While these announcements are certainly promising, the plan also revealed some looming challenges. 

China is expected to tighten the screws in the financial sector. More specifically, the plan has called for improving security-related mechanisms, including; the national security review of foreign investment, an anti-monopoly review, a list of technologies concerning national security, and its unreliable entities list. These signals are less encouraging for foreign companies but equally essential to understand if they want to assess the potential risks of entering the Chinese market.

In the wake of the COVID-19 pandemic, it should come as no surprise that China put healthcare front and center. This development positions Israel’s Healthcare Israel, a government organization, as an ideal partner for Israeli medical technology companies and healthcare providers. Understanding that working with an Israeli government organization can raise their profile in China, Israeli companies may well receive preferential placement to reap the benefits. 

Notably, China’s push to achieve carbon neutrality by 2060 has also driven it to double down on its commitments to the Paris Agreement and the development of innovations in the clean-energy sector. Herein lies an opportunity for Israeli clean-technology companies to expand their operations to the Chinese market. 

When it comes to China, Israel suffers from a handicap. The country lacks sufficient knowledge of China to fully capitalize on the opportunities that have emerged along with the country’s swift economic rise. Only a handful of academics in Israel specialize in China, and industry has only gotten a taste of what China has to offer since innovation cooperation began to boom in 2010. Considering that China is the world’s second-largest economy and an emerging superpower, bodes badly for Israel’s ability to capitalize on the abundance of opportunities China presents.

Israel desperately needs to enhance its China capacity. This is where Israeli policymakers step into the equation. 

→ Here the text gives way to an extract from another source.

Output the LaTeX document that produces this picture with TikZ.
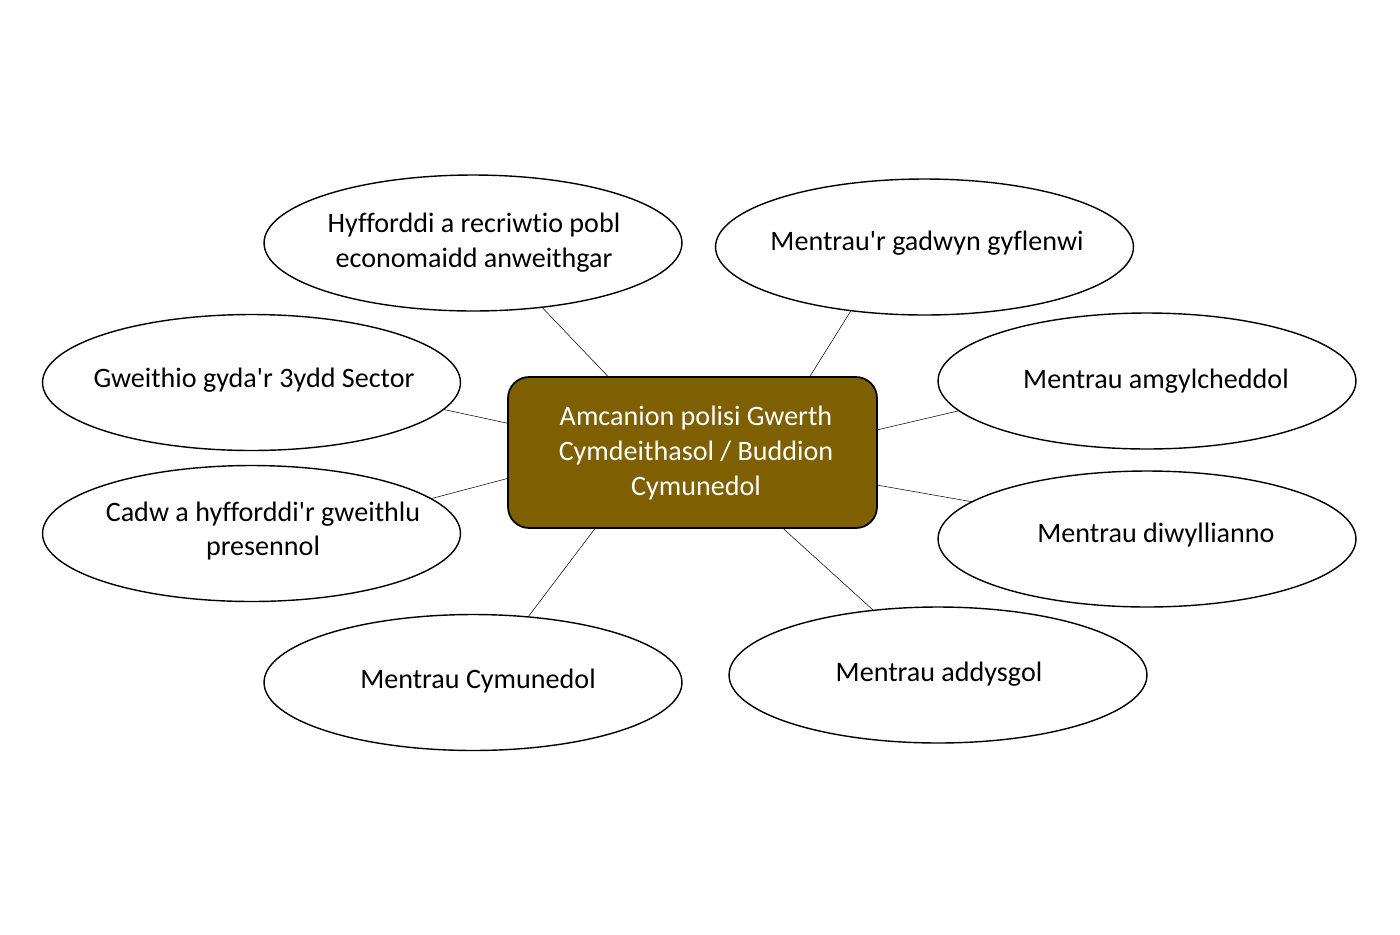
\documentclass[tikz,border=0pt]{standalone}
\usepackage{fontspec}
\setmainfont[Ligatures={NoCommon}]{Carlito}
\usepackage{tikz}
\usetikzlibrary{shapes,positioning}
\definecolor{olivebrown}{HTML}{7F6000}
\tikzset{
  idea/.style={draw=black,line width=0.8pt,ellipse,minimum width=8.36cm,minimum height=2.72cm,inner sep=0pt},
  hub/.style={draw=black,line width=1pt,fill=olivebrown,rounded corners=0.42cm,minimum width=7.38cm,minimum height=3.02cm,inner sep=0pt},
  word/.style={align=center,font=\fontsize{16}{19.8}\selectfont},
  link/.style={draw=black,line width=0.3pt}
}
\begin{document}
\begin{tikzpicture}[x=0.02cm,y=-0.02cm]
      \useasboundingbox (0,0) rectangle (1400,934);
      \node[hub] (hub) at (692.5,452.5) {};
      \node[word,text=white] (hubtext) at (696,453) {Amcanion polisi Gwerth\\Cymdeithasol / Buddion\\Cymunedol};
      \node[idea] (e1) at (473,243) {};
      \node[idea] (e2) at (924.5,247) {};
      \node[idea] (e3) at (251.5,382.5) {};
      \node[idea] (e4) at (1147,381) {};
      \node[idea] (e5) at (251.5,533.5) {};
      \node[idea] (e6) at (1147,539) {};
      \node[idea] (e7) at (473,682.5) {};
      \node[idea] (e8) at (938,675) {};
      \node[word] (t1) at (474,243) {Hyfforddi a recriwtio pobl\\economaidd anweithgar};
      \node[word] (t2) at (927,243) {Mentrau\textquotesingle r gadwyn gyflenwi};
      \node[word] (t3) at (254,380) {Gweithio gyda\textquotesingle r 3ydd Sector};
      \node[word] (t4) at (1156,381) {Mentrau amgylcheddol};
      \node[word] (t5) at (263,531) {Cadw a hyfforddi\textquotesingle r gweithlu\\presennol};
      \node[word] (t6) at (1156,535) {Mentrau diwyllianno};
      \node[word] (t7) at (478,681) {Mentrau Cymunedol};
      \node[word] (t8) at (939,674) {Mentrau addysgol};
      \draw[link] (e1.-43) -- (hub.138.2);
      \draw[link] (e2.221) -- (hub.33.7);
      \draw[link] (e3.-8.1) -- (hub.171.5);
      \draw[link] (e4.189.8) -- (hub.7.3);
      \draw[link] (e5.11.4) -- (hub.188.5);
      \draw[link] (e6.168.6) -- (hub.-10.9);
      \draw[link] (e7.50.4) -- (hub.218.2);
      \draw[link] (e8.135) -- (hub.-40);
    \end{tikzpicture}
\end{document}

In their search for inspiration, they could look to countries like Australia, where the government understood there is a greater need for China knowledge across the private sector and acted. Canberra addressed the need by establishing a “doing business in China” initiative designed to help Australian companies identify opportunities, manage the risks, and provide best practice guidelines regarding working with China. While diplomatic tensions between Australia and China have reached unprecedented heights, initiatives like “doing business in China” continue to help businesses navigate this increasingly uncertain environment. 

The window of opportunity will eventually close as China pushes to achieve self-reliance across multiple critical sectors. For now, the ability to tap into China’s massive market potential still exists. But Israelis are leaving money on the table by persisting in viewing the country as merely another big emerging market. China does things differently, and Israeli entrepreneurs would do well to learn how to “read the tea leaves.” A careful reading of China’s 14th Five Year Plan is a good place to start.